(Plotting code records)
___

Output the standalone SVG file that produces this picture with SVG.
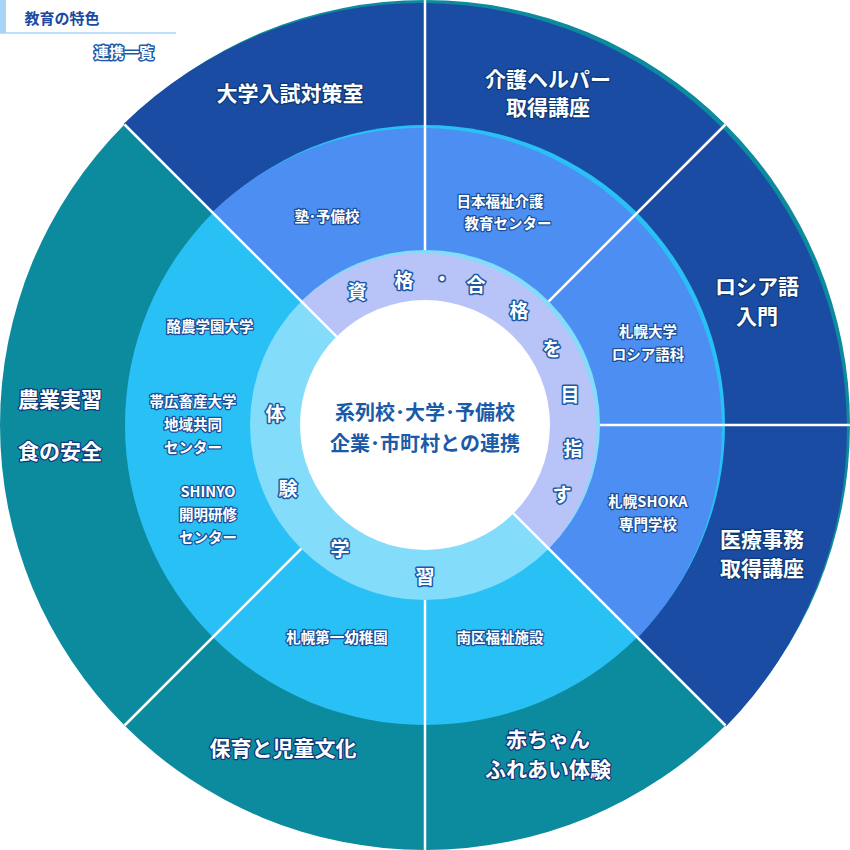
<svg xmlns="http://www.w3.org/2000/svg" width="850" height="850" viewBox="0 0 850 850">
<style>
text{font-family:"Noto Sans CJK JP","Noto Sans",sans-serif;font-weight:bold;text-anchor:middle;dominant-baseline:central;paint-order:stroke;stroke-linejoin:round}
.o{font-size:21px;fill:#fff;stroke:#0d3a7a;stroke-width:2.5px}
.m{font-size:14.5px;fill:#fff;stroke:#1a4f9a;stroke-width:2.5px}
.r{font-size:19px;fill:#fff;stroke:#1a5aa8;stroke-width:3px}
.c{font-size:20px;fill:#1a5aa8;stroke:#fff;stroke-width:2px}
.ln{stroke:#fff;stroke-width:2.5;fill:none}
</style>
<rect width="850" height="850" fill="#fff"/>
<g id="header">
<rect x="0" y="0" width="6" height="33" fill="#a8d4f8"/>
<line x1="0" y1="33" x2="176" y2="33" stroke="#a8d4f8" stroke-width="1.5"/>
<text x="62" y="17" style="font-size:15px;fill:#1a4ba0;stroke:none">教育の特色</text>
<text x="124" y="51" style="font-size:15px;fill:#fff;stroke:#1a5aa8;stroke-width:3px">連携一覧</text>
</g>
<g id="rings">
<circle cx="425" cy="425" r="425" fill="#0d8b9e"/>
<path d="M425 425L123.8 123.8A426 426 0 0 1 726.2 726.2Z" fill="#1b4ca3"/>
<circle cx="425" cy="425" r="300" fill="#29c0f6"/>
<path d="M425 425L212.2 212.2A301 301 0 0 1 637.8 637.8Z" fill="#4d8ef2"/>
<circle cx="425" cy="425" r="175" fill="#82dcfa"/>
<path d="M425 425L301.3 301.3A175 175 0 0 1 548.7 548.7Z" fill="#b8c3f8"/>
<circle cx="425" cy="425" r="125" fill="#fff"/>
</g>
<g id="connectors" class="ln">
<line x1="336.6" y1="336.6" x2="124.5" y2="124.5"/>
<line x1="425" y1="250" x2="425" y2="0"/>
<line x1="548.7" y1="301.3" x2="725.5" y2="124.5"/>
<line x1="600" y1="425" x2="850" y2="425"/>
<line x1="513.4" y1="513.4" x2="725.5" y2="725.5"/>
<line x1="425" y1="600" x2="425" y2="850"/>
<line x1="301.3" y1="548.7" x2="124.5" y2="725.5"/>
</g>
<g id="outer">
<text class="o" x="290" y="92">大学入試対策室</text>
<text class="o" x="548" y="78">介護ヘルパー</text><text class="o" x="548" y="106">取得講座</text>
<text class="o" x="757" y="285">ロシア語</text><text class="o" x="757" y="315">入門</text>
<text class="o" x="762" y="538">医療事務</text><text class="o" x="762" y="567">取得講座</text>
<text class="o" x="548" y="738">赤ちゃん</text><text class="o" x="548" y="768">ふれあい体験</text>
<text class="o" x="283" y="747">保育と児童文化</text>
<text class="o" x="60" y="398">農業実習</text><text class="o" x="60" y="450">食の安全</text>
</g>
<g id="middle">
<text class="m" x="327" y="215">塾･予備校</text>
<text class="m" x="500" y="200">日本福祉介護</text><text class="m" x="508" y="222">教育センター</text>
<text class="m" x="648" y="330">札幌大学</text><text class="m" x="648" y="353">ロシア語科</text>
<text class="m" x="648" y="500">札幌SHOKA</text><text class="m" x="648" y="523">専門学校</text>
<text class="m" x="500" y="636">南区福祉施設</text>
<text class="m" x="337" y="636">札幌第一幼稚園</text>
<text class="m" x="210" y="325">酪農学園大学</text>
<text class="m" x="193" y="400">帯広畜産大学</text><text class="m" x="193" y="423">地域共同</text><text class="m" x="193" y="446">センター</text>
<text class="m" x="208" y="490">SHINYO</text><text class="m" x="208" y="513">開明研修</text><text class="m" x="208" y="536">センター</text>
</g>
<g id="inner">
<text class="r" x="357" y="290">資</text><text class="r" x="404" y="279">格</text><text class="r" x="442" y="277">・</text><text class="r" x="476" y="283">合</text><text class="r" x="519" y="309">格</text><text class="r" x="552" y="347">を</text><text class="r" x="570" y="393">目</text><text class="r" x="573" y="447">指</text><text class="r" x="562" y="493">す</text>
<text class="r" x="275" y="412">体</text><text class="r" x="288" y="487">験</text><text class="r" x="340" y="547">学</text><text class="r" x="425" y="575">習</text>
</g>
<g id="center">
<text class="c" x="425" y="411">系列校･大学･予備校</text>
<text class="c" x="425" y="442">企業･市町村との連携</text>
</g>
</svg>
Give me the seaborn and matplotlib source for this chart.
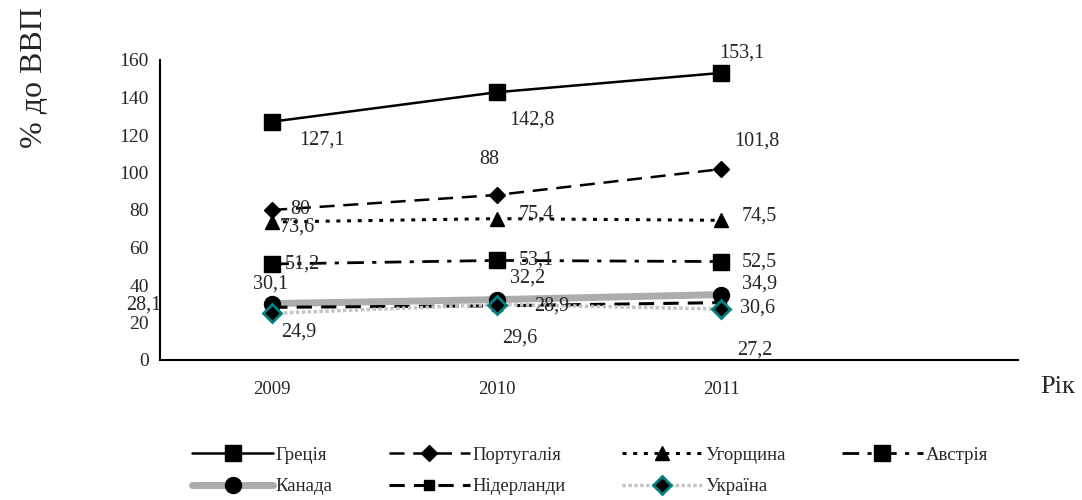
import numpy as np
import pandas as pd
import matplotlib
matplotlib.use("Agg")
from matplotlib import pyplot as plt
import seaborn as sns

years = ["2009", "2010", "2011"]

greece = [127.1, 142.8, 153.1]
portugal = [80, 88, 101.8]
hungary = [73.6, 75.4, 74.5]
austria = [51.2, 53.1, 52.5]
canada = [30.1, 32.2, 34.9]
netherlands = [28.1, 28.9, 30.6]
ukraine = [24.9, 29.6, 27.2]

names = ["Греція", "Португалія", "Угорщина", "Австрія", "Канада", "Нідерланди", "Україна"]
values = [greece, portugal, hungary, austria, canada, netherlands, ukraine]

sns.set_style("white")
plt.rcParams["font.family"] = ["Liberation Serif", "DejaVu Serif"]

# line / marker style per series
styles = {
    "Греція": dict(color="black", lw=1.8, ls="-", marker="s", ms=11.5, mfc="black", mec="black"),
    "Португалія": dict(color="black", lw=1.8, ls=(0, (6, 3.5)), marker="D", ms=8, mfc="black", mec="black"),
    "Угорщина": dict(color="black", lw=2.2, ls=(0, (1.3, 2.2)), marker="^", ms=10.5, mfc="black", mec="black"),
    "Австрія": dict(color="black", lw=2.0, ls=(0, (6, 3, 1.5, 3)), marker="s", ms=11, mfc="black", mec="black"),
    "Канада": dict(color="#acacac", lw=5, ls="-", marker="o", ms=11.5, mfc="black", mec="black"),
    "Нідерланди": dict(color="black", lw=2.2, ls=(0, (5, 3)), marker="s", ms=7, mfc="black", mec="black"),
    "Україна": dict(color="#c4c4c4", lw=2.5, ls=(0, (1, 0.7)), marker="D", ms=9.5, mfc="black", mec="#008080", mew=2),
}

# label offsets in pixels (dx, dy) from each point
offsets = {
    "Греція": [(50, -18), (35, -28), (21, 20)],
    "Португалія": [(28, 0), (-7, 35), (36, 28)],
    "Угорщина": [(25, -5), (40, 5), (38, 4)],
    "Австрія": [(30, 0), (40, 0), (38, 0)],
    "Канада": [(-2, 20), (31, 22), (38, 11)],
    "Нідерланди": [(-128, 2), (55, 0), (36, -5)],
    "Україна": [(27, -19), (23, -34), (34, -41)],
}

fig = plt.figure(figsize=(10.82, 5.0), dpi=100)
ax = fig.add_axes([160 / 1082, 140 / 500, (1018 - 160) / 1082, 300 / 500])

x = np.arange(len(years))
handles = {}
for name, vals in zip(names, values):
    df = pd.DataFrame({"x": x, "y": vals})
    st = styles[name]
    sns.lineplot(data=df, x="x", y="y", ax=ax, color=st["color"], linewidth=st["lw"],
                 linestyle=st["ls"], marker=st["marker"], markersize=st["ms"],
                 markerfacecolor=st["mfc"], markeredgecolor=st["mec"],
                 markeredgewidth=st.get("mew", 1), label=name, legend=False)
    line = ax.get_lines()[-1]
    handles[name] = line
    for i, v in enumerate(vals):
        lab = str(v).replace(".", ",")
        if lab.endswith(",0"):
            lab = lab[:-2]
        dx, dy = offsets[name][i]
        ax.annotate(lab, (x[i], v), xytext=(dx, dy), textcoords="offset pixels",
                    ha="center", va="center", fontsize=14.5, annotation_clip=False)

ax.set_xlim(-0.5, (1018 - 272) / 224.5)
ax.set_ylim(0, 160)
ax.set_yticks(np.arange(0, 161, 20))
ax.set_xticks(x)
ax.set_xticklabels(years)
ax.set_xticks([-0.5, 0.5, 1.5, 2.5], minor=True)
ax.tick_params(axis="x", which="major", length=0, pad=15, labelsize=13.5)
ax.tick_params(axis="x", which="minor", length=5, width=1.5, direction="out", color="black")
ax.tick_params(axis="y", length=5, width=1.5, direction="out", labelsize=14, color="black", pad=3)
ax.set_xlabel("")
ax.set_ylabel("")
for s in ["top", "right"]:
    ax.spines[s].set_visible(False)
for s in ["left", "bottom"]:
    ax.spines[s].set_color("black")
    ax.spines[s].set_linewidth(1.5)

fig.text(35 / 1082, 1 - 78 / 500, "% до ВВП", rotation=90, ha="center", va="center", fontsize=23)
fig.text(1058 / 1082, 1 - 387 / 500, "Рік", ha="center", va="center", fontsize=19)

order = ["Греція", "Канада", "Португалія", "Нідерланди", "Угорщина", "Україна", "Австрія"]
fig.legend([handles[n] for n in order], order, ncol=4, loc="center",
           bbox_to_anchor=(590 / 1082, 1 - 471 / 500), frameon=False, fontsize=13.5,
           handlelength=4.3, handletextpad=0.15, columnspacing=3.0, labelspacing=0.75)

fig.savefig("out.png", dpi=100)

___

◆ EXERCISE DIRECTIONS
Pull every line containing "this" out of the records.

◆ THE SOLUTION
Output the standalone SVG file that produces this picture with SVG.
Give me the seaborn and matplotlib source for this chart.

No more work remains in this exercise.